Andrew Munro as Ed Hillary in the new TV One series Hillary.
If the Legionnaire hat comes roaring back into fashion in New Zealand this summer, we won't need to look far to find the reason why.
The iconic flap-back cap favoured by Sir Edmund Hillary looks set to see plenty of free advertising over the next five weeks as our most famous adventurer's life story is given the dramatic treatment in the long-awaited TV One series Hillary.
The six-part biopic began last night, not atop a mountain but amidst the aftermath of the plane crash which claimed the lives of his first wife and daughter in Nepal in 1975. While this sombre, speechless opening scene might not seem like the most obvious starting point, it was a clear signal of the series' intent, and it hung ominously over the following hour.
The rest of the episode was spent covering the early years of Hillary's life, which by his own accounts were largely uneventful. But by focusing on a handful of pivotal moments, series writer Tom Scott - an old friend of Hillary's who previously produced the documentary about his life A View From The Top in 1997 - was able to sketch a convincing portrait of the man behind the mythology.
Before Everest, there was Tuakau, which is where we we first met a gangly kid coming home from school to cop a belting from his father for stealing a bunch of grapes.
Later, after being sent to board at Auckland Grammar, his light fingers struck again to pinch a copy of Eric Shipton's mountaineering classic Nanda Devi from the school library - an act which seemingly set in motion an all-consuming infatuation with the Himalayas.
We skipped forward a few years to a school climbing trip, where an older, more filled-out Hillary gazed awestruck at a distant snowy peak.
At times the early characterisation bordered on heavy-handed, but this improved once we got to the 'real' Hillary.

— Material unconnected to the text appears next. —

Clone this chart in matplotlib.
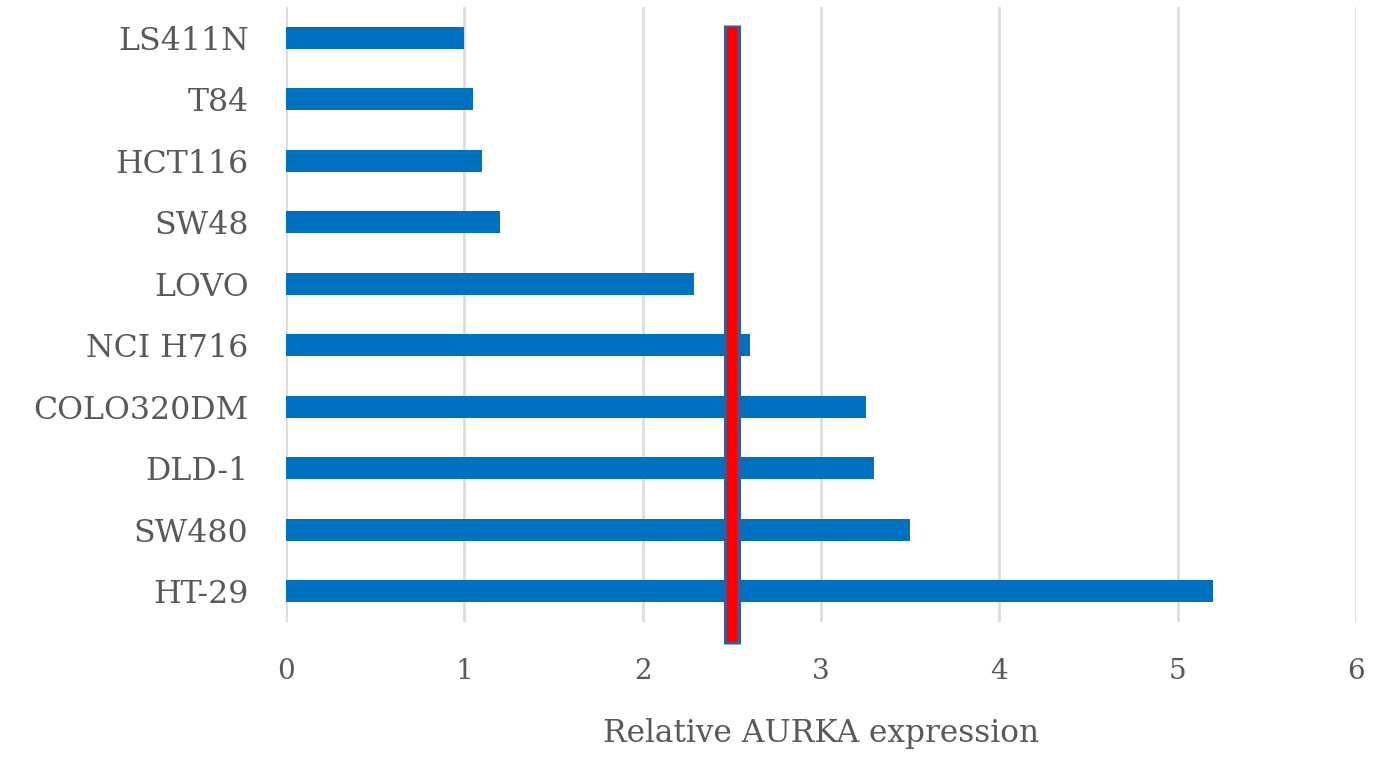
import matplotlib
matplotlib.use("Agg")
import matplotlib.pyplot as plt

categories = ["HT-29", "SW480", "DLD-1", "COLO320DM", "NCI H716",
              "LOVO", "SW48", "HCT116", "T84", "LS411N"]
values = [5.2, 3.5, 3.3, 3.25, 2.6, 2.29, 1.2, 1.1, 1.05, 1.0]
threshold = 2.5
xticks = [0, 1, 2, 3, 4, 5, 6]
xlabel = "Relative AURKA expression"

plt.rcParams['font.family'] = ['DejaVu Serif']
txt = '#595959'

fig = plt.figure(figsize=(13.88, 7.62), dpi=100)
ax = fig.add_axes([286/1388, 1-622/762, (1356-286)/1388, (622-7)/762])

y = list(range(len(categories)))
ax.barh(y, values, height=0.36, color='#0070C0', zorder=3)
ax.set_ylim(-0.5, len(categories) - 0.5)
ax.set_xlim(0, 6)
ax.set_xticks(xticks)
ax.set_yticks(y)
ax.set_yticklabels(categories, fontsize=22.8, color=txt)
ax.set_xticklabels([str(t) for t in xticks], fontsize=20, color=txt)
ax.tick_params(axis='both', length=0)
ax.tick_params(axis='y', pad=27)
ax.tick_params(axis='x', pad=26)
ax.grid(axis='x', color='#DDDDDD', linewidth=2, zorder=0)
for s in ax.spines.values():
    s.set_visible(False)

ax.plot([threshold, threshold], [-0.86, len(categories) - 0.79], color='#3B5A9A',
        linewidth=12.3, solid_capstyle='butt', clip_on=False, zorder=5)
ax.plot([threshold, threshold], [-0.83, len(categories) - 0.82], color='#FF0000',
        linewidth=7.5, solid_capstyle='butt', clip_on=False, zorder=6)

ax.set_xlabel(xlabel, fontsize=22.5, color=txt, labelpad=24)

fig.savefig("out.png", dpi=100)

Andrew Munro embodied the quiet, stoic man-of-few-words brilliantly, capturing his humanity with little more than a shy laugh or furtive glance.
Munro's first scenes chronicled Hillary's young adulthood and the sense of frustration he felt staying at home during the Second World War, where he worked as a beekeeper under the employ of his sternly pacifist father. With only one exemption per family, his younger brother Rex was forced to register as a conscientious objector and spend years in a detention camp.
When Hillary finally made the decision to forego his exclusion and enlist in the Air Force, he rode his motorcycle down to tell his brother. In a sentence Rex summed up his brother's character and what seemed to be a main theme of the episode: "Brave enough to go to war," he said disparagingly, "but not brave enough to tell your own father."
The first part of the series was solid more than it was spectacular. That comes later. When Hillary finally hit the slopes at with old mate George Lowe (Dean O'Gorman) at the end of the episode, the alpine cinematography was immense and impressive, a teaser of what's to come.
By taking time to first colour in their subject's back story Scott and director Danny Mulheron laid a promising platform for the rest of the series.
No matter how many times we might have heard it all already, there was still that rush of adventure when on an icy plateau Lowe turned to Hillary and asked: "You ever thought about the Himalayas?"